§ What the task requires: Drop every picture. Then return, exactly, the lines from the beginning of the listing below through the one containing "plt.rcParams['font.family'] = ['Liberation Serif', 'DejaVu".

§ Listed entries:

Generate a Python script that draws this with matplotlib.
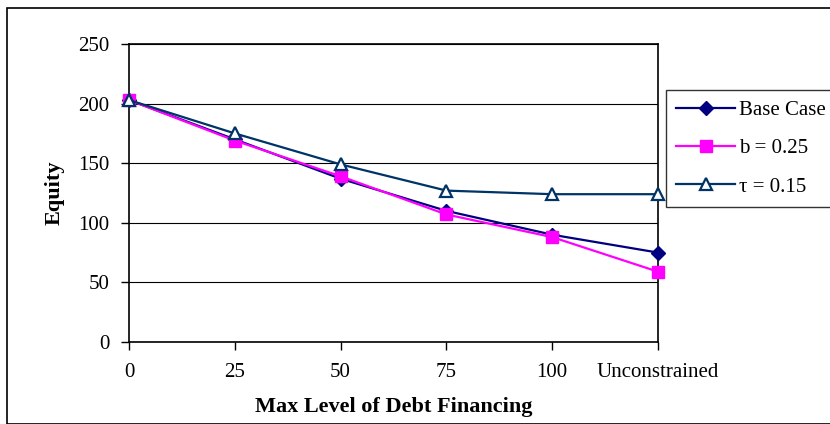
import matplotlib
matplotlib.use("Agg")
import matplotlib.pyplot as plt
from matplotlib.patches import Rectangle

plt.rcParams['font.family'] = ['Liberation Serif', 'DejaVu Serif']

categories = ["0", "25", "50", "75", "100", "Unconstrained"]
base_case = [203, 170, 137, 110, 90, 75]
b_025 = [203, 169, 139, 107, 88, 59]
tau_015 = [203, 175, 149, 127, 124, 124]
y_ticks = [0, 50, 100, 150, 200, 250]

W, H = 830, 424
fig = plt.figure(figsize=(W / 100, H / 100), dpi=100)

# outer chart frame
fig.patches.append(Rectangle((7 / W, 0), 1.0, 1 - 8 / H, transform=fig.transFigure,
                             fill=False, edgecolor='black', linewidth=1.2))

left, right, top, bottom = 129, 658, 44, 342
ax = fig.add_axes([left / W, 1 - bottom / H, (right - left) / W, (bottom - top) / H])

x = list(range(len(categories)))
ax.plot(x, base_case, color='#000080', marker='D', markersize=7.5, linewidth=1.6,
        label='Base Case', zorder=3, clip_on=False)
ax.plot(x, b_025, color='#FF00FF', marker='s', markersize=8, linewidth=1.6,
        label='b = 0.25', zorder=3, clip_on=False)
ax.plot(x, tau_015, color='#003366', marker='^', markersize=9, linewidth=1.6,
        markerfacecolor='white', markeredgecolor='#003366', markeredgewidth=1.6,
        label='\u03c4 = 0.15', zorder=4, clip_on=False)

ax.set_xlim(0, len(categories) - 1)
ax.set_ylim(0, 250)
ax.set_yticks(y_ticks)
ax.set_xticks(x)
ax.set_xticklabels(categories)
ax.yaxis.grid(True, color='black', linewidth=0.8)
ax.set_axisbelow(True)
for s in ax.spines.values():
    s.set_color('black')
    s.set_linewidth(1.2)
ax.tick_params(axis='both', direction='out', length=6, width=1, labelsize=15,
               colors='black')
ax.tick_params(axis='x', pad=9)
ax.tick_params(axis='y', pad=8)

ax.set_xlabel('Max Level of Debt Financing', fontsize=16, fontweight='bold', labelpad=11)
ax.set_ylabel('Equity', fontsize=16, fontweight='bold', labelpad=10)

leg = ax.legend(loc='upper left',
                bbox_to_anchor=((666 - left) / (right - left), (bottom - 90) / (bottom - top)),
                fontsize=15, frameon=True, fancybox=False, borderaxespad=0,
                handlelength=2.8, labelspacing=0.9, borderpad=0.5, handletextpad=0.2)
leg.get_frame().set_edgecolor('black')
leg.get_frame().set_linewidth(1.0)
leg.set_zorder(5)

fig.savefig('out.png', dpi=100)
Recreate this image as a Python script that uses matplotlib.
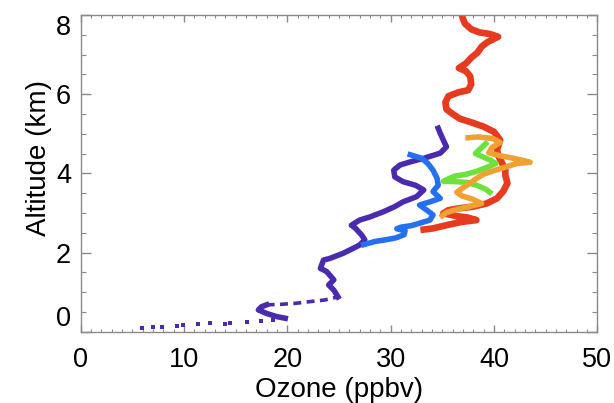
import matplotlib
matplotlib.use("Agg")
import matplotlib.pyplot as plt
from matplotlib.ticker import MultipleLocator

plt.rcParams['font.family'] = ['Liberation Sans', 'DejaVu Sans']

# purple profile: sparse dots near the ground, then the dense part
purple_low_x = [5.9, 7.0, 7.9, 9.3, 9.9, 11.4, 12.5, 14.0, 14.5, 16.1, 17.5, 18.6, 19.8]
purple_low_y = [0.10, 0.13, 0.13, 0.15, 0.18, 0.19, 0.22, 0.19, 0.23, 0.25, 0.27, 0.30, 0.34]
purple_dash_x = [18.0, 19.3, 20.9, 22.2, 23.6, 24.9]
purple_dash_y = [0.68, 0.69, 0.72, 0.76, 0.80, 0.88]
purple_x = [19.8, 19.0, 18.0, 17.2, 17.5, 18.0]
purple_y = [0.34, 0.38, 0.46, 0.55, 0.63, 0.68]
purple_hi_x = [24.9, 24.5, 24.0, 24.5, 23.8, 23.2, 23.5, 24.1, 25.4, 26.4, 27.0, 27.5, 27.2,
               26.6, 26.2, 27.0, 28.0, 29.3, 30.4, 31.2, 32.5, 33.2, 32.4, 31.2, 30.4, 30.3,
               30.9, 31.9, 33.2, 34.8, 35.4, 35.1, 34.8, 34.6]
purple_hi_y = [0.88, 1.05, 1.18, 1.31, 1.52, 1.60, 1.81, 1.85, 1.98, 2.11, 2.19, 2.32, 2.44,
               2.61, 2.69, 2.82, 2.90, 3.03, 3.16, 3.28, 3.41, 3.58, 3.70, 3.79, 3.91, 4.08,
               4.21, 4.29, 4.38, 4.51, 4.67, 4.84, 5.01, 5.14]

blue_x = [27.4, 28.5, 29.7, 30.5, 31.3, 31.4, 30.6, 31.0, 32.0, 32.8, 33.8, 34.1, 33.5, 32.8,
          33.8, 34.8, 34.1, 34.6, 34.5, 34.1, 33.6, 33.0, 31.9]
blue_y = [2.20, 2.28, 2.33, 2.37, 2.45, 2.55, 2.60, 2.64, 2.68, 2.74, 2.82, 2.95, 3.07, 3.20,
          3.28, 3.37, 3.54, 3.70, 3.87, 4.08, 4.25, 4.38, 4.47]

green_x = [39.2, 38.6, 38.2, 38.9, 39.6, 40.2, 39.3, 38.2, 37.2, 36.2, 35.1, 36.3, 37.4, 38.3,
           39.2, 39.6]
green_y = [4.75, 4.60, 4.50, 4.42, 4.34, 4.25, 4.15, 4.04, 3.97, 3.93, 3.80, 3.79, 3.77, 3.70,
           3.60, 3.52]

orange_x = [37.5, 38.5, 39.9, 40.6, 39.8, 39.5, 40.5, 41.5, 42.6, 43.5, 42.2, 41.0, 39.9, 39.0,
            38.3, 37.5, 36.8, 36.4, 36.9, 37.9, 38.8, 37.6, 36.4, 35.4, 35.0]
orange_y = [4.90, 4.92, 4.88, 4.78, 4.65, 4.52, 4.45, 4.40, 4.34, 4.28, 4.25, 4.15, 4.06, 3.98,
            3.87, 3.72, 3.60, 3.52, 3.43, 3.35, 3.24, 3.16, 3.09, 3.01, 2.93]

red_x = [33.2, 34.1, 35.4, 36.8, 38.3, 37.5, 36.4, 35.1, 35.6, 36.7, 38.0, 39.3, 40.3, 40.9,
         41.3, 41.1, 41.1, 40.8, 40.4, 40.3, 40.6, 40.0, 39.0, 37.9, 36.7, 36.0, 35.4, 35.3,
         35.6, 36.6, 37.5, 37.8, 37.7, 37.3, 36.6, 37.3, 37.8, 38.4, 38.8, 39.4, 40.4, 39.6,
         38.6, 37.8, 37.2, 37.0, 36.9]
red_y = [2.58, 2.61, 2.69, 2.77, 2.82, 2.88, 2.92, 2.99, 3.07, 3.12, 3.16, 3.24, 3.37, 3.55,
         3.75, 3.95, 4.10, 4.25, 4.45, 4.60, 4.84, 5.05, 5.18, 5.28, 5.38, 5.50, 5.62, 5.80,
         5.95, 6.05, 6.10, 6.25, 6.45, 6.58, 6.66, 6.78, 6.92, 7.05, 7.20, 7.32, 7.45, 7.52,
         7.56, 7.64, 7.78, 7.90, 7.99]

c_purple = '#4a2bb0'
c_blue = '#2470ee'
c_green = '#6ee23c'
c_orange = '#f0a132'
c_red = '#e63b1f'

fig = plt.figure(figsize=(6.14, 4.03), dpi=100)
ax = fig.add_axes([0.1314, 0.1769, 0.8414, 0.7859])

lw = 4.0
ax.plot(purple_low_x, purple_low_y, 's', color=c_purple, ms=2.8, mew=0)
ax.plot(purple_dash_x, purple_dash_y, color=c_purple, lw=2.6, ls=(0, (2.2, 1.5)))
ax.plot(purple_x, purple_y, color=c_purple, lw=lw, solid_joinstyle='round')
ax.plot(purple_hi_x, purple_hi_y, color=c_purple, lw=lw, solid_joinstyle='round')
ax.plot(blue_x, blue_y, color=c_blue, lw=lw, solid_joinstyle='round')
ax.plot(red_x, red_y, color=c_red, lw=lw + 0.8, solid_joinstyle='round')
ax.plot(green_x, green_y, color=c_green, lw=lw, solid_joinstyle='round')
ax.plot(orange_x, orange_y, color=c_orange, lw=lw, solid_joinstyle='round')

ax.set_xlim(0, 50)
ax.set_ylim(0, 8)
ax.set_xticks([0, 10, 20, 30, 40, 50])
ax.set_yticks([0, 2, 4, 6, 8])
ax.xaxis.set_minor_locator(MultipleLocator(1))
ax.yaxis.set_minor_locator(MultipleLocator(0.5))

grey = '#8a8a8a'
for s in ax.spines.values():
    s.set_color(grey)
    s.set_linewidth(1.0)
ax.tick_params(which='both', direction='in', top=True, right=True, color=grey,
               labelsize=19.5, labelcolor='black')
ax.tick_params(axis='x', which='major', length=5, width=1.0, pad=11)
ax.tick_params(axis='x', which='minor', length=2.5, width=0.8)
ax.tick_params(axis='y', which='major', length=7, width=1.0, pad=7)
ax.tick_params(axis='y', which='minor', length=3.6, width=0.8)

ylabels = ax.get_yticklabels()
ylabels[0].set_va('bottom')
ylabels[-1].set_va('top')

ax.set_xlabel('Ozone (ppbv)', fontsize=20, labelpad=3)
ax.set_ylabel('Altitude (km)', fontsize=20)
ax.yaxis.set_label_coords(-0.055, 0.55)

fig.savefig('out.png', dpi=100)
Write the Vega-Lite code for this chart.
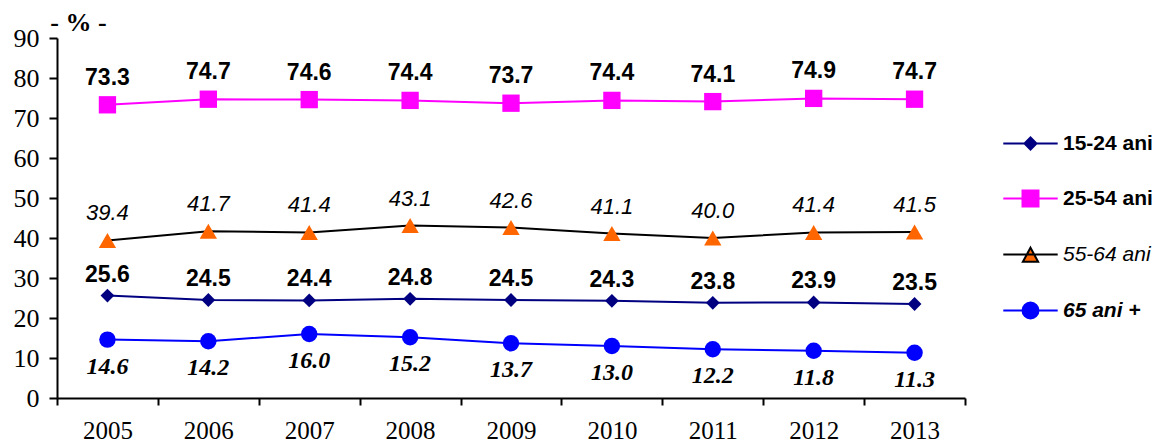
{
  "$schema": "https://vega.github.io/schema/vega-lite/v6.json",
  "width": 908,
  "height": 360,
  "autosize": {"type": "none"},
  "padding": {"left": 57, "top": 38, "right": 188, "bottom": 45},
  "background": "white",
  "config": {"view": {"stroke": null}},
  "data": {"values": [
    {"year": "2005", "series": "15-24 ani", "v": 25.6},
    {"year": "2006", "series": "15-24 ani", "v": 24.5},
    {"year": "2007", "series": "15-24 ani", "v": 24.4},
    {"year": "2008", "series": "15-24 ani", "v": 24.8},
    {"year": "2009", "series": "15-24 ani", "v": 24.5},
    {"year": "2010", "series": "15-24 ani", "v": 24.3},
    {"year": "2011", "series": "15-24 ani", "v": 23.8},
    {"year": "2012", "series": "15-24 ani", "v": 23.9},
    {"year": "2013", "series": "15-24 ani", "v": 23.5},
    {"year": "2005", "series": "25-54 ani", "v": 73.3},
    {"year": "2006", "series": "25-54 ani", "v": 74.7},
    {"year": "2007", "series": "25-54 ani", "v": 74.6},
    {"year": "2008", "series": "25-54 ani", "v": 74.4},
    {"year": "2009", "series": "25-54 ani", "v": 73.7},
    {"year": "2010", "series": "25-54 ani", "v": 74.4},
    {"year": "2011", "series": "25-54 ani", "v": 74.1},
    {"year": "2012", "series": "25-54 ani", "v": 74.9},
    {"year": "2013", "series": "25-54 ani", "v": 74.7},
    {"year": "2005", "series": "55-64 ani", "v": 39.4},
    {"year": "2006", "series": "55-64 ani", "v": 41.7},
    {"year": "2007", "series": "55-64 ani", "v": 41.4},
    {"year": "2008", "series": "55-64 ani", "v": 43.1},
    {"year": "2009", "series": "55-64 ani", "v": 42.6},
    {"year": "2010", "series": "55-64 ani", "v": 41.1},
    {"year": "2011", "series": "55-64 ani", "v": 40.0},
    {"year": "2012", "series": "55-64 ani", "v": 41.4},
    {"year": "2013", "series": "55-64 ani", "v": 41.5},
    {"year": "2005", "series": "65 ani +", "v": 14.6},
    {"year": "2006", "series": "65 ani +", "v": 14.2},
    {"year": "2007", "series": "65 ani +", "v": 16.0},
    {"year": "2008", "series": "65 ani +", "v": 15.2},
    {"year": "2009", "series": "65 ani +", "v": 13.7},
    {"year": "2010", "series": "65 ani +", "v": 13.0},
    {"year": "2011", "series": "65 ani +", "v": 12.2},
    {"year": "2012", "series": "65 ani +", "v": 11.8},
    {"year": "2013", "series": "65 ani +", "v": 11.3}
  ]},
  "encoding": {
    "x": {
      "field": "year", "type": "ordinal",
      "scale": {"type": "band", "paddingInner": 0, "paddingOuter": 0},
      "axis": {
        "title": null, "labelAngle": 0, "tickBand": "extent",
        "domainColor": "black", "domainWidth": 2, "tickColor": "black", "tickWidth": 2, "tickSize": 7,
        "labelFont": "Liberation Serif", "labelFontSize": 25, "labelColor": "black", "labelPadding": 13
      }
    },
    "y": {
      "field": "v", "type": "quantitative",
      "scale": {"domain": [0, 90], "nice": false, "zero": true},
      "axis": {
        "values": [0, 10, 20, 30, 40, 50, 60, 70, 80, 90], "grid": false,
        "domainColor": "black", "domainWidth": 2, "tickColor": "black", "tickWidth": 2, "tickSize": 8,
        "labelFont": "Liberation Serif", "labelFontSize": 26, "labelColor": "black", "labelPadding": 10,
        "title": "- % -", "titleAngle": 0, "titleX": 21, "titleY": -16, "titleAlign": "center", "titleBaseline": "middle",
        "titleFont": "Liberation Serif", "titleFontSize": 26, "titleFontWeight": "bold", "titleColor": "black"
      }
    }
  },
  "layer": [
    {
      "transform": [{"filter": "datum.series == '15-24 ani'"}],
      "mark": {"type": "line", "strokeWidth": 2, "color": "#000080"},
      "encoding": {}
    },
    {
      "transform": [{"filter": "datum.series == '25-54 ani'"}],
      "mark": {"type": "line", "strokeWidth": 2, "color": "#FF00FF"},
      "encoding": {}
    },
    {
      "transform": [{"filter": "datum.series == '55-64 ani'"}],
      "mark": {"type": "line", "strokeWidth": 2, "color": "#000000"},
      "encoding": {}
    },
    {
      "transform": [{"filter": "datum.series == '65 ani +'"}],
      "mark": {"type": "line", "strokeWidth": 2, "color": "#0000FF"},
      "encoding": {}
    },
    {
      "transform": [{"filter": "datum.series == '15-24 ani'"}],
      "mark": {"type": "point", "shape": "diamond", "filled": true, "opacity": 1, "color": "#000080", "size": 190}
    },
    {
      "transform": [{"filter": "datum.series == '25-54 ani'"}],
      "mark": {"type": "point", "shape": "square", "filled": true, "opacity": 1, "color": "#FF00FF", "size": 300}
    },
    {
      "transform": [{"filter": "datum.series == '55-64 ani'"}],
      "mark": {"type": "point", "shape": "triangle-up", "filled": true, "opacity": 1, "color": "#FF6600", "size": 300}
    },
    {
      "transform": [{"filter": "datum.series == '65 ani +'"}],
      "mark": {"type": "point", "shape": "circle", "filled": true, "opacity": 1, "color": "#0000FF", "size": 270}
    },
    {
      "transform": [{"filter": "datum.series == '25-54 ani'"}],
      "mark": {"type": "text", "font": "Liberation Sans", "fontSize": 23, "fontWeight": "bold", "dy": -27, "color": "black"},
      "encoding": {"text": {"field": "v", "type": "quantitative", "format": ".1f"}}
    },
    {
      "transform": [{"filter": "datum.series == '15-24 ani'"}],
      "mark": {"type": "text", "font": "Liberation Sans", "fontSize": 23, "fontWeight": "bold", "dy": -21, "color": "black"},
      "encoding": {"text": {"field": "v", "type": "quantitative", "format": ".1f"}}
    },
    {
      "transform": [{"filter": "datum.series == '55-64 ani'"}],
      "mark": {"type": "text", "font": "Liberation Sans", "fontSize": 22, "fontStyle": "italic", "dy": -27, "color": "black"},
      "encoding": {"text": {"field": "v", "type": "quantitative", "format": ".1f"}}
    },
    {
      "transform": [{"filter": "datum.series == '65 ani +'"}],
      "mark": {"type": "text", "font": "Liberation Serif", "fontSize": 24, "fontStyle": "italic", "fontWeight": "bold", "dy": 27, "color": "black"},
      "encoding": {"text": {"field": "v", "type": "quantitative", "format": ".1f"}}
    },
    {
      "mark": {"type": "point", "filled": true, "opacity": 0, "strokeWidth": 2, "size": 256},
      "encoding": {
        "shape": {"field": "series", "type": "nominal",
          "scale": {"domain": ["15-24 ani", "25-54 ani", "55-64 ani", "65 ani +"],
            "range": [
              "M-3.4,0L3.4,0M-0.75,0L0,-0.75L0.75,0L0,0.75Z",
              "M-3.4,0L3.4,0M-1,-1L1,-1L1,1L-1,1Z",
              "M-3.4,0L3.4,0M0,-0.85L0.95,0.9L-0.95,0.9Z",
              "M-3.4,0L3.4,0M-1,0A1,1,0,1,1,1,0A1,1,0,1,1,-1,0Z"
            ]},
          "legend": {
            "title": null, "orient": "none", "legendX": 963, "legendY": 95, "padding": 0,
            "symbolSize": 256, "symbolStrokeWidth": 2, "symbolOpacity": 1, "labelOffset": 22, "rowPadding": 32,
            "labelFont": "Liberation Sans", "labelFontSize": 21, "labelColor": "black", "labelLimit": 0,
            "labelFontWeight": {"expr": "datum.label == '55-64 ani' ? 'normal' : 'bold'"},
            "labelFontStyle": {"expr": "(datum.label == '55-64 ani' || datum.label == '65 ani +') ? 'italic' : 'normal'"}
          }},
        "fill": {"field": "series", "type": "nominal",
          "scale": {"domain": ["15-24 ani", "25-54 ani", "55-64 ani", "65 ani +"], "range": ["#000080", "#FF00FF", "#FF6600", "#0000FF"]}},
        "stroke": {"field": "series", "type": "nominal",
          "scale": {"domain": ["15-24 ani", "25-54 ani", "55-64 ani", "65 ani +"], "range": ["#000080", "#FF00FF", "#000000", "#0000FF"]}}
      }
    }
  ]
}
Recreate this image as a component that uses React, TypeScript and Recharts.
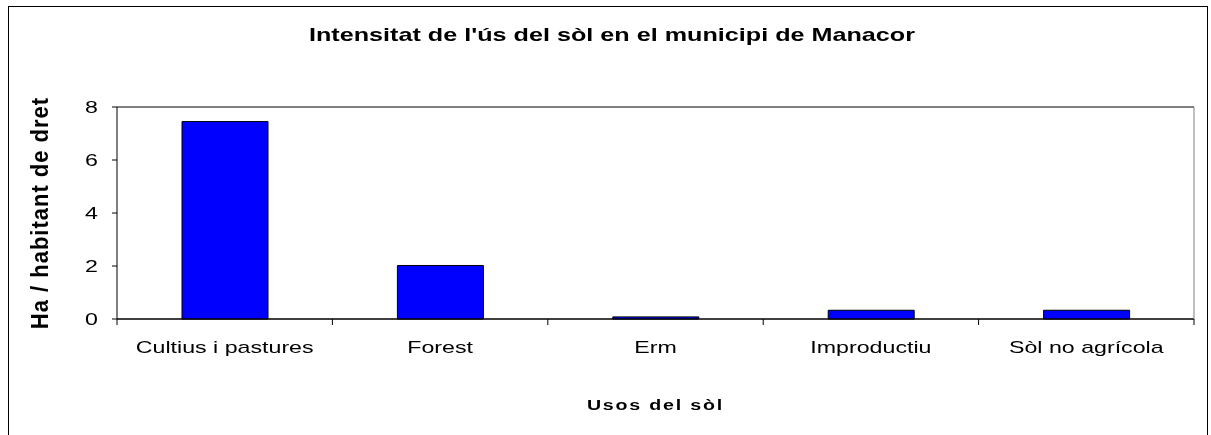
import React from "react";
import {
  Bar,
  BarChart,
  CartesianGrid,
  XAxis,
  YAxis,
} from "recharts";

const categories = [
  "Cultius i pastures",
  "Forest",
  "Erm",
  "Improductiu",
  "Sòl no agrícola",
];
const haPerResident = [7.45, 2.02, 0.08, 0.33, 0.33];
const yTicks = [0, 2, 4, 6, 8];

const title = "Intensitat de l'ús del sòl en el municipi de Manacor";
const xTitle = "Usos del sòl";
const yTitle = "Ha / habitant de dret";

const data = categories.map((name, i) => ({ name, value: haPerResident[i] }));

const FONT = '"Liberation Sans", Arial, sans-serif';
const W = 1200;
const H = 429;
const M = { top: 101, left: 39, right: 13, bottom: 16 };
const plotW = W - M.left - 70 - M.right - 1;
const band = plotW / categories.length;

// Excel output is stretched sideways; mimic with a horizontal scale
function SText({ x, y, size, bold, anchor = "middle", sx = 1.4, ls = 0, rot = false, children }: any) {
  return (
    <text
      transform={`translate(${x},${y}) scale(${sx},1)${rot ? " rotate(-90)" : ""}`}
      fontFamily={FONT}
      fontSize={size}
      fontWeight={bold ? 700 : 400}
      letterSpacing={ls}
      textAnchor={anchor}
      fill="#000"
    >
      {children}
    </text>
  );
}

function CatTick(props: any) {
  const { x, y, payload, index } = props;
  return (
    <g>
      {index === 0 && (
        <line x1={x - band / 2} x2={x - band / 2} y1={y} y2={y + 6} stroke="#000" />
      )}
      <line x1={x + band / 2} x2={x + band / 2} y1={y} y2={y + 6} stroke="#000" />
      <SText x={x} y={y + 34} size={16} sx={1.45}>
        {payload.value}
      </SText>
    </g>
  );
}

function ValTick(props: any) {
  const { x, y, payload } = props;
  return (
    <SText x={x} y={y + 6} size={16} anchor="end" sx={1.45}>
      {payload.value}
    </SText>
  );
}

export default function App() {
  // fixed so the frame can run past the window edge without scrollbars
  return (
    <div
      style={{
        position: "fixed",
        left: 8,
        top: 6,
        width: W,
        height: H + 20,
        border: "1px solid #000",
        boxSizing: "border-box",
      }}
    >
      <svg
        width={W}
        height={60}
        style={{ position: "absolute", left: -1, top: -1 }}
      >
        <SText x={604} y={35} size={18} bold sx={1.4}>
          {title}
        </SText>
      </svg>
      <div style={{ position: "absolute", left: -1, top: -1 }}>
        <BarChart width={W} height={H} data={data} margin={M} barSize={86}>
          <CartesianGrid vertical={false} stroke="#000" />
          <XAxis
            dataKey="name"
            stroke="#000"
            tickLine={false}
            tickSize={0}
            tickMargin={0}
            height={100}
            interval={0}
            tick={<CatTick />}
            label={{
              content: ({ viewBox }: any) => (
                <SText
                  x={viewBox.x + viewBox.width / 2}
                  y={viewBox.y + 91}
                  size={14}
                  bold
                  ls={1.3}
                >
                  {xTitle}
                </SText>
              ),
            }}
          />
          <YAxis
            yAxisId="l"
            domain={[0, 8]}
            ticks={yTicks}
            width={70}
            stroke="#000"
            tickSize={5}
            tickMargin={14}
            tick={<ValTick />}
            label={{
              content: ({ viewBox }: any) => (
                <SText
                  x={viewBox.x + 1}
                  y={viewBox.y + viewBox.height / 2}
                  size={22}
                  bold
                  sx={1.1}
                  ls={1}
                  rot
                >
                  {yTitle}
                </SText>
              ),
            }}
          />
          <YAxis
            yAxisId="r"
            orientation="right"
            domain={[0, 8]}
            width={1}
            stroke="#808080"
            tick={false}
            tickLine={false}
          />
          <Bar
            yAxisId="l"
            dataKey="value"
            fill="#0000FF"
            stroke="#000"
            strokeWidth={1}
            isAnimationActive={false}
          />
        </BarChart>
      </div>
    </div>
  );
}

§ Correct output:
Generate a Python script that draws this with matplotlib.
import matplotlib
matplotlib.use("Agg")
import matplotlib.pyplot as plt
from matplotlib.patches import Rectangle

plt.rcParams['font.family'] = ['Liberation Serif', 'DejaVu Serif']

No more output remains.